While the flavor journey of this dish is distinctly Mediterranean, Robertson notes he could swap out the tzatziki to send guests in fresh directions. “I could absolutely eat these potatoes with ranch dressing, since that’s good on everything!” he says. “Or go with an Asian profile, making a Sriracha aioli, omitting the capers and dill and garnishing with scallions and toasted sesame seeds instead.”
Australian Lamb T-Bones with Mint and Chile Crisp Chimichurri
Robertson took a classic approach to Australian Lamb T-bones by firing up the grill. He concentrated on dialing up the flavor of his chimichurri marinade, using mint—a traditional seasoning, of course—and a less common chile crisp. “The chile crisp adds an element of heat that I thought would be perfect for lamb,” Robertson explains. “It’s unique, versatile and super current and relevant right now, which is another reason why I incorporated it into the chimichurri.” He confides one more driver at play in this recipe: “Also, I live in south Texas, and I love things spicy! Since the meat is mild, it was fantastic with a strong sauce like this chimichurri.”

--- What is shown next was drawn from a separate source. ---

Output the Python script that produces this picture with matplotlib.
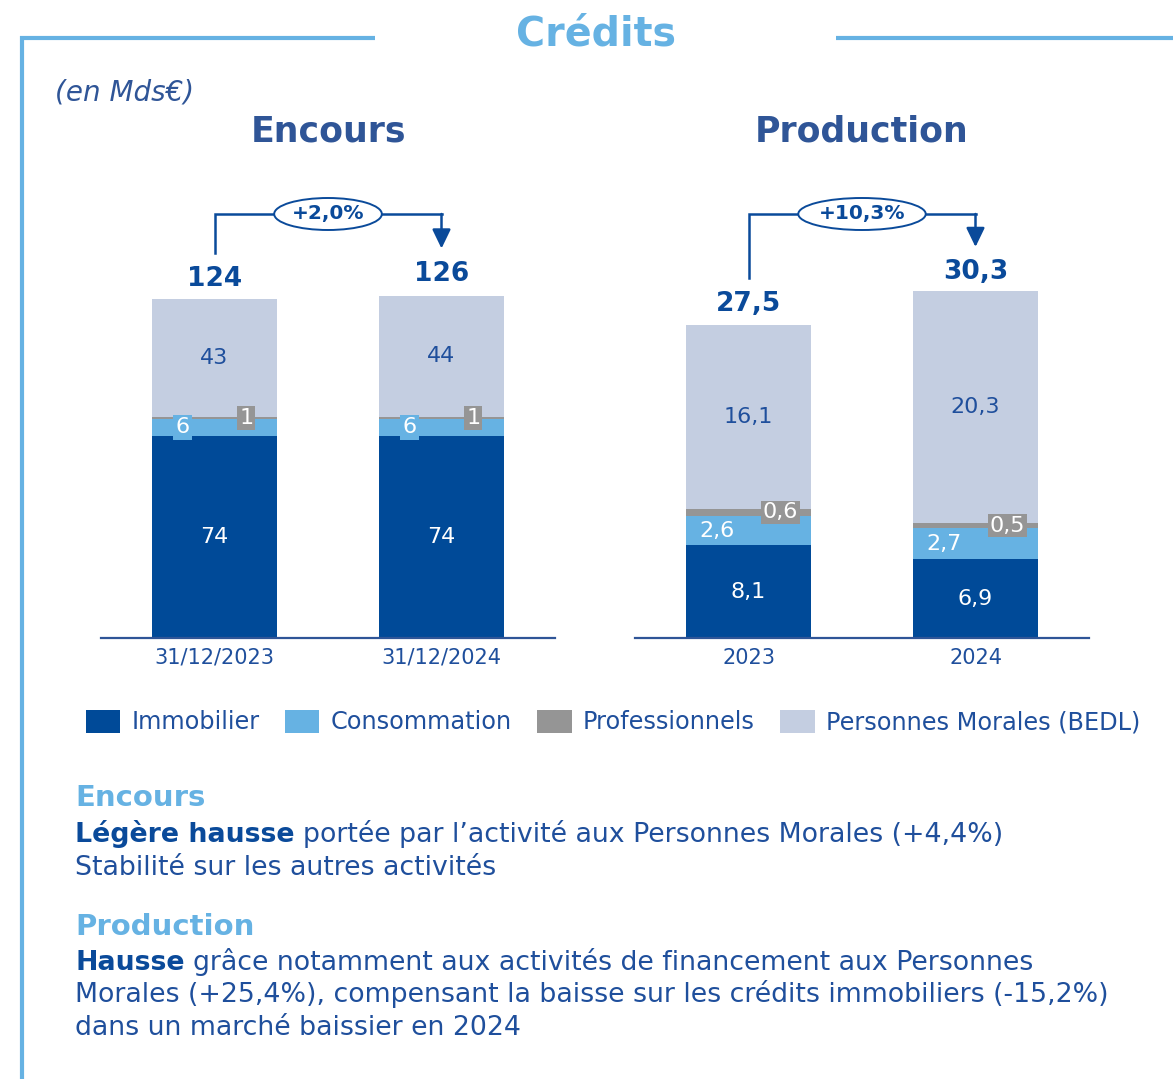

The T-bones pair well with traditional side offerings, however, Robertson suggests more trend-forward accompaniments: “I think some grilled Mexican street corn with Cotija cheese would be delicious. I’d also add a curtido with pickled Mexican vegetables and chiles.”
Robertson “absolutely” sees lamb making inroads on modern steakhouse menus. “But it’s something you have to train the front of the house to actively suggest and sell,” he advises. “It has a reputation for being gamey, but that’s really a matter of product quality, proper preparation and salesmanship.” He also cautions that because of their smaller size, an entrée would require more than one T-bone. “On the other hand, they are a great size for creating a cool appetizer.”